• [SHORT EXERCISE]
Repeat everything from the first line of the listing below through the line that contains "0.85, 2.40, 4.01]", exactly. Leave out pictures.

• [INFORMATION SHOWN]

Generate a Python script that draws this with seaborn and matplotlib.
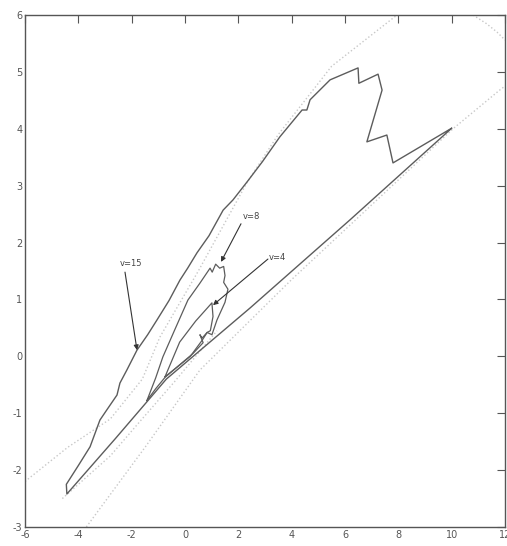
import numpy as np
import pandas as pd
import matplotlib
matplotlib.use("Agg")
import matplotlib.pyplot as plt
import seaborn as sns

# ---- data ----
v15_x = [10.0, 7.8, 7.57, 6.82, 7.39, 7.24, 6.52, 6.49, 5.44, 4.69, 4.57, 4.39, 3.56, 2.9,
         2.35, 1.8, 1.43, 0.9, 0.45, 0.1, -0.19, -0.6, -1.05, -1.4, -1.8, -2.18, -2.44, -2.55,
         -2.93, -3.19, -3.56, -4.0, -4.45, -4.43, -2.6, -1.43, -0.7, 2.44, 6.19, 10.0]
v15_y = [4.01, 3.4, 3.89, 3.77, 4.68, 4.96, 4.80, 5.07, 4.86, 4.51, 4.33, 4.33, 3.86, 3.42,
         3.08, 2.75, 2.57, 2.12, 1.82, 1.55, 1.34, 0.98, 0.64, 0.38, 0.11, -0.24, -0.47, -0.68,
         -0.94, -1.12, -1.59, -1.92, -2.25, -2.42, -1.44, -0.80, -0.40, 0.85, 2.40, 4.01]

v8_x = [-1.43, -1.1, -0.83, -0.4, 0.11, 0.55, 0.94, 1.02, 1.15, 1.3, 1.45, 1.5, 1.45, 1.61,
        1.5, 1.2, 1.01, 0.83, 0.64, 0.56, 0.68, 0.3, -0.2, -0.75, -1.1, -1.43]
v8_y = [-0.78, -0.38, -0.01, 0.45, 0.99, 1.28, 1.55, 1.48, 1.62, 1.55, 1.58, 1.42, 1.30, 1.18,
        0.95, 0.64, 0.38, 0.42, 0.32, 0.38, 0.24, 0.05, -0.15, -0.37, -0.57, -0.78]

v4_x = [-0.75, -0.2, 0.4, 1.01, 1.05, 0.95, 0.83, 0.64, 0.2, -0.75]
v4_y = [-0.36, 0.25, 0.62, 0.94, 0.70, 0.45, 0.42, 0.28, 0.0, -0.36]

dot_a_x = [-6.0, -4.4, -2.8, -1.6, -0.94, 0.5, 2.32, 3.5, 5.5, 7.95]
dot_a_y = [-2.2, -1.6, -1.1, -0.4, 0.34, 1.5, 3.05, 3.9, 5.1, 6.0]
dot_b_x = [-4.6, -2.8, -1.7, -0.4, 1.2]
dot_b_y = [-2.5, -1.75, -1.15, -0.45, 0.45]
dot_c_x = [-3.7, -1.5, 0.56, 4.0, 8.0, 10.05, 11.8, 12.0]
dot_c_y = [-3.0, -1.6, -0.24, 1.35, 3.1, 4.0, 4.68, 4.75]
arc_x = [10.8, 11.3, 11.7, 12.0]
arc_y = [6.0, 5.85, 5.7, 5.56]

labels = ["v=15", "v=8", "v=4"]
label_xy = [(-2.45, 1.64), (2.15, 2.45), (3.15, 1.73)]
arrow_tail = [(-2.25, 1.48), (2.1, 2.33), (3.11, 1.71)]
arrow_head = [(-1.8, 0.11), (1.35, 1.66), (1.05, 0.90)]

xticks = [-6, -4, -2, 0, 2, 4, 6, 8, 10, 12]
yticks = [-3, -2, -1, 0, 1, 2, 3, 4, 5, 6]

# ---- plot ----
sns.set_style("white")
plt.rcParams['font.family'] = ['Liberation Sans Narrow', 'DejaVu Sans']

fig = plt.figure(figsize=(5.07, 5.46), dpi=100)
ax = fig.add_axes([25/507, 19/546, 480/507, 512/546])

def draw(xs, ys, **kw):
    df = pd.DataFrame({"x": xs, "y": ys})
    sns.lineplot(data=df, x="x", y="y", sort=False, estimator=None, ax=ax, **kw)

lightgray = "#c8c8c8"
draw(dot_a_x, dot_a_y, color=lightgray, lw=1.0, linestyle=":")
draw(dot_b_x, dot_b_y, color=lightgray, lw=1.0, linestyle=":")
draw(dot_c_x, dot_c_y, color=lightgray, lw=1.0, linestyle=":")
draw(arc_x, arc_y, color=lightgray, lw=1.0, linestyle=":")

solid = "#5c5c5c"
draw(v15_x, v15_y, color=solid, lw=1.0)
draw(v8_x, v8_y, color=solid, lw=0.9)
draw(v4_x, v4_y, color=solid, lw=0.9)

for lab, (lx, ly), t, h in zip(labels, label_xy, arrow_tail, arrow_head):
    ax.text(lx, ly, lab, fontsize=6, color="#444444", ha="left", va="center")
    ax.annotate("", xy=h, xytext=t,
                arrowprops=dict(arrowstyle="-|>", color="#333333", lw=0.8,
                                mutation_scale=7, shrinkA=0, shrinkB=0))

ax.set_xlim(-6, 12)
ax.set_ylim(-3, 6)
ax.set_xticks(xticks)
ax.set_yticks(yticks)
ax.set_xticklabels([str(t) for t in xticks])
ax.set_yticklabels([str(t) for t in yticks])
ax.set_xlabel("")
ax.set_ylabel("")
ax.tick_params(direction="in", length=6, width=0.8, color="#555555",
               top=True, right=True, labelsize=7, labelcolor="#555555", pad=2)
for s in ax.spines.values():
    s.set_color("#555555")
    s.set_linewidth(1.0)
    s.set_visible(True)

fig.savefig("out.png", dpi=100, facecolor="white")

• [THE RESULT]
Generate a Python script that draws this with seaborn and matplotlib.
import numpy as np
import pandas as pd
import matplotlib
matplotlib.use("Agg")
import matplotlib.pyplot as plt
import seaborn as sns

# ---- data ----
v15_x = [10.0, 7.8, 7.57, 6.82, 7.39, 7.24, 6.52, 6.49, 5.44, 4.69, 4.57, 4.39, 3.56, 2.9,
         2.35, 1.8, 1.43, 0.9, 0.45, 0.1, -0.19, -0.6, -1.05, -1.4, -1.8, -2.18, -2.44, -2.55,
         -2.93, -3.19, -3.56, -4.0, -4.45, -4.43, -2.6, -1.43, -0.7, 2.44, 6.19, 10.0]
v15_y = [4.01, 3.4, 3.89, 3.77, 4.68, 4.96, 4.80, 5.07, 4.86, 4.51, 4.33, 4.33, 3.86, 3.42,
         3.08, 2.75, 2.57, 2.12, 1.82, 1.55, 1.34, 0.98, 0.64, 0.38, 0.11, -0.24, -0.47, -0.68,
         -0.94, -1.12, -1.59, -1.92, -2.25, -2.42, -1.44, -0.80, -0.40, 0.85, 2.40, 4.01]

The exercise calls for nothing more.